The real win is not one clever AI comment. The win is a stronger team habit. If the tool repeatedly finds missing validation, add a checklist item or a test helper. If it catches unsafe logging, improve the logging guidelines. If it keeps pointing out confusing names, the codebase may need clearer domain language.

Reviewers should still challenge AI comments. A plausible warning is not the same as a real bug. Ask whether the issue can happen in production, whether the suggested fix changes behavior, and whether a test would prove the fix. This keeps the review grounded in evidence instead of letting the tool become a source of confident guesswork.

Protect trust in the pull request process

Teams lose trust when AI floods pull requests with repetitive comments. Configure the tool to avoid nitpicks that the formatter or linter already handles. Keep comments tied to risk, clarity, maintainability, or correctness. Human reviewers should not waste time dismissing generic advice that could apply to any codebase.

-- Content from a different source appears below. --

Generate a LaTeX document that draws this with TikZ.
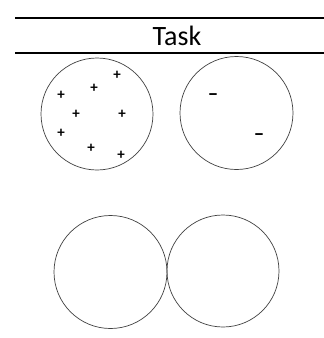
\documentclass[tikz,border=0pt]{standalone}
\usepackage{fontspec}
\setmainfont{Carlito}
\begin{document}
\begin{tikzpicture}[x=1pt,y=-1pt,
  rule/.style={line width=1.4pt},
  ring/.style={draw=black!75,line width=0.7pt},
  sign/.style={inner sep=0pt,font=\fontsize{15}{15}\selectfont\bfseries},
  minus/.style={inner sep=0pt,font=\fontsize{21}{21}\selectfont\bfseries}]
\useasboundingbox (0,0) rectangle (324,338);
\coordinate (r1a) at (15,18);
\coordinate (r1b) at (324,18);
\coordinate (r2a) at (15,53);
\coordinate (r2b) at (324,53);
\draw[rule] (r1a) -- (r1b);
\draw[rule] (r2a) -- (r2b);
\node[font=\fontsize{28}{28}\selectfont] (title) at (177,36) {Task};
\node[ring,circle,minimum size=112pt,inner sep=0pt] (c1) at (97,114) {};
\node[ring,circle,minimum size=113pt,inner sep=0pt] (c2) at (236.5,113) {};
\node[ring,circle,minimum size=113pt,inner sep=0pt] (c3) at (110.5,272) {};
\node[ring,circle,minimum size=112pt,inner sep=0pt] (c4) at (223,271) {};
\node[sign] (p1) at (117,75) {+};
\node[sign] (p2) at (94,88) {+};
\node[sign] (p3) at (61,95) {+};
\node[sign] (p4) at (76,114) {+};
\node[sign] (p5) at (122,114) {+};
\node[sign] (p6) at (61,133) {+};
\node[sign] (p7) at (91,148) {+};
\node[sign] (p8) at (121,155) {+};
\node[minus] (m1) at (213,97) {--};
\node[minus] (m2) at (259,137) {--};
\end{tikzpicture}
\end{document}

The developer still owns the change. The reviewer still owns the approval. AI code review works best when it makes human review sharper, faster, and more evidence-based. It fails when everyone stops thinking because a tool left a green check.

A practical rollout plan

Start with one repository and one type of review, such as test coverage or security-sensitive diffs. Compare AI comments with human comments for a few weeks. Which comments found real bugs? Which wasted time? Which suggestions were already covered by linting? Use that evidence to tune prompts, rules, and expectations.

AI review should have an owner, just like CI. Someone should review false positives, update guidance, and remove checks that no longer help. When the tool improves the pull request conversation, keep it. When it adds noise, narrow the scope. That discipline keeps AI review useful instead of letting it become another ignored automation badge.